* _DESCRIPTION OF THE TASK_: Return verbatim the inclusive range of lines running from the line that contains "Convert this chart to matplotlib code." to the line that contains "from matplotlib.colors import". Omit every other line.
--- begin ---
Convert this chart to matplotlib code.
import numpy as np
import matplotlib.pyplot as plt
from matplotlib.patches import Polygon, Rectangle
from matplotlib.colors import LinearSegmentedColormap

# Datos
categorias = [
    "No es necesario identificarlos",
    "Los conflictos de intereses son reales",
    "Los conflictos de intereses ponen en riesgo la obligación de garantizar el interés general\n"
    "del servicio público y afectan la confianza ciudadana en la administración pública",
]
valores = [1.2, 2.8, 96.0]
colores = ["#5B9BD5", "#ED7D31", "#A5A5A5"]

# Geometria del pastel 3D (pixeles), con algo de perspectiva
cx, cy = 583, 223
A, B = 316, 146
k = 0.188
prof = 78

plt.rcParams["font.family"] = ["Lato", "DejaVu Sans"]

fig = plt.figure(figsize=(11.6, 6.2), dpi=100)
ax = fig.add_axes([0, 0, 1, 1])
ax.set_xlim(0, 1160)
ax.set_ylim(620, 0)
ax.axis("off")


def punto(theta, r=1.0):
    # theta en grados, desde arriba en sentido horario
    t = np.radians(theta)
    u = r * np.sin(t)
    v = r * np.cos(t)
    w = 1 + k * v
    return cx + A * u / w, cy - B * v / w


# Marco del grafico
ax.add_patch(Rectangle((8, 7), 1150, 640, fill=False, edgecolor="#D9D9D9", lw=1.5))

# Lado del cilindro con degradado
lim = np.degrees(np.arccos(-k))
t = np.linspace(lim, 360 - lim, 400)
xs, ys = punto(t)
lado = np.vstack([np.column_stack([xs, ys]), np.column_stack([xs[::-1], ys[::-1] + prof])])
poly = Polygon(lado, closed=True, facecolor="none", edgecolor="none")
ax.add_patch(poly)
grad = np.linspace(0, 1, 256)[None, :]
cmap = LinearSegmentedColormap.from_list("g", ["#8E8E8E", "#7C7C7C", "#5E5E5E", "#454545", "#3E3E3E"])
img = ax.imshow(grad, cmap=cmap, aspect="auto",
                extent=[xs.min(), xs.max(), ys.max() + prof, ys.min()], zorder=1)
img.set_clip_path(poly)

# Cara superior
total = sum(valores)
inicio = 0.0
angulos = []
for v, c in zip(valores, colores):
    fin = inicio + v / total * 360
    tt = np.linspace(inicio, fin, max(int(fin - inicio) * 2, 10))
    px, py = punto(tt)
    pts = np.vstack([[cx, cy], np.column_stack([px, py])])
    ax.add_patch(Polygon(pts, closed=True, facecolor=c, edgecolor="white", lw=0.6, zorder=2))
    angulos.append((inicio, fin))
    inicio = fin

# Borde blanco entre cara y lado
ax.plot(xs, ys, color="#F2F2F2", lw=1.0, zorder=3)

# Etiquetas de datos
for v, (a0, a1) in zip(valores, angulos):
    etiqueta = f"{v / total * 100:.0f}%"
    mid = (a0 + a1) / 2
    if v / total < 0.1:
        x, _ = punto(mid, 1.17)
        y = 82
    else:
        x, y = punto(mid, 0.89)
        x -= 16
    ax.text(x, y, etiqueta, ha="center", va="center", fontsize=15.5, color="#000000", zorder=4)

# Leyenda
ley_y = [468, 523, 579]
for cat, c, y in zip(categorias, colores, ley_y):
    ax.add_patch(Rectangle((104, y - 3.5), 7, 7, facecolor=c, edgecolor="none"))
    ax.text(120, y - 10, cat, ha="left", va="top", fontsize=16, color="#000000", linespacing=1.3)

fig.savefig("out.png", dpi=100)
--- end ---
--- begin ---
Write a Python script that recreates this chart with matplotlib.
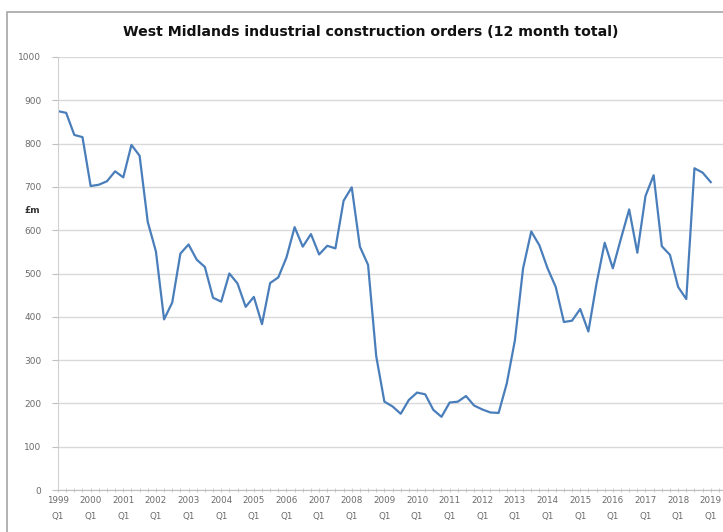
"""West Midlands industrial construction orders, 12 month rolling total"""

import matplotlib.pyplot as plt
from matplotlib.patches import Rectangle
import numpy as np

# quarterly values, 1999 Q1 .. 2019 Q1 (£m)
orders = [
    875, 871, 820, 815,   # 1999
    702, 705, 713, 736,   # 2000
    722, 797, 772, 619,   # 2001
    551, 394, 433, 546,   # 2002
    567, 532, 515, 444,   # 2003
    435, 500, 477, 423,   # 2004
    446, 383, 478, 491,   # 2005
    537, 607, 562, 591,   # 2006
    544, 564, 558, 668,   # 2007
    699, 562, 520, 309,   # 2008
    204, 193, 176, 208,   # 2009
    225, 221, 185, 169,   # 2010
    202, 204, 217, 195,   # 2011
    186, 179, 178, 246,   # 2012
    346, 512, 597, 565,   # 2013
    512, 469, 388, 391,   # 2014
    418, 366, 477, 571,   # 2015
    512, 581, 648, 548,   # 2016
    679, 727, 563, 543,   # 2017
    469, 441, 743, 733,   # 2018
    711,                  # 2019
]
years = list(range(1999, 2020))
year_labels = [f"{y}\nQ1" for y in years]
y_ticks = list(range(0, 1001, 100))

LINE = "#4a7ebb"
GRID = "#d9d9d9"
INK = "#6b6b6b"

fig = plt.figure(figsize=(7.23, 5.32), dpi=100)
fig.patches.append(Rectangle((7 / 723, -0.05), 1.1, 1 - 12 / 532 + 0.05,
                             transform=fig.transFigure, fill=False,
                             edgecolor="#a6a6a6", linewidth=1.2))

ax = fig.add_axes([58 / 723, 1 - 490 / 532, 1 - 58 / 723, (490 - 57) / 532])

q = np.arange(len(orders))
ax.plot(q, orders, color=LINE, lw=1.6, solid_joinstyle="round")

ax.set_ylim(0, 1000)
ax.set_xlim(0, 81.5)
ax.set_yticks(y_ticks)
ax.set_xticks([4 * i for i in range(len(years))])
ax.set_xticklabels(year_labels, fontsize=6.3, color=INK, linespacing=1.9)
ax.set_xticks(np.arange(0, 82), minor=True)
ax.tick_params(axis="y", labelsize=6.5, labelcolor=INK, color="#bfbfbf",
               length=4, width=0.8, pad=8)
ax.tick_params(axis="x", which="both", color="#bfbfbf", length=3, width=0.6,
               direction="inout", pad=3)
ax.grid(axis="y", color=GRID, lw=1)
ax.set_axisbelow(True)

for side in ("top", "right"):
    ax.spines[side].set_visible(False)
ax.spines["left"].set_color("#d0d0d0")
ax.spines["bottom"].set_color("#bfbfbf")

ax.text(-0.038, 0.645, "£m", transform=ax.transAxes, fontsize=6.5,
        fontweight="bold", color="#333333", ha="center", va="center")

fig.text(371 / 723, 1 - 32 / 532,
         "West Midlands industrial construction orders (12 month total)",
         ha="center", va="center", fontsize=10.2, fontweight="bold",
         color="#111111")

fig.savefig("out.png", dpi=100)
--- end ---
* _SOLUTION FOR THIS PROBLEM_:
Convert this chart to matplotlib code.
import numpy as np
import matplotlib.pyplot as plt
from matplotlib.patches import Polygon, Rectangle
from matplotlib.colors import LinearSegmentedColormap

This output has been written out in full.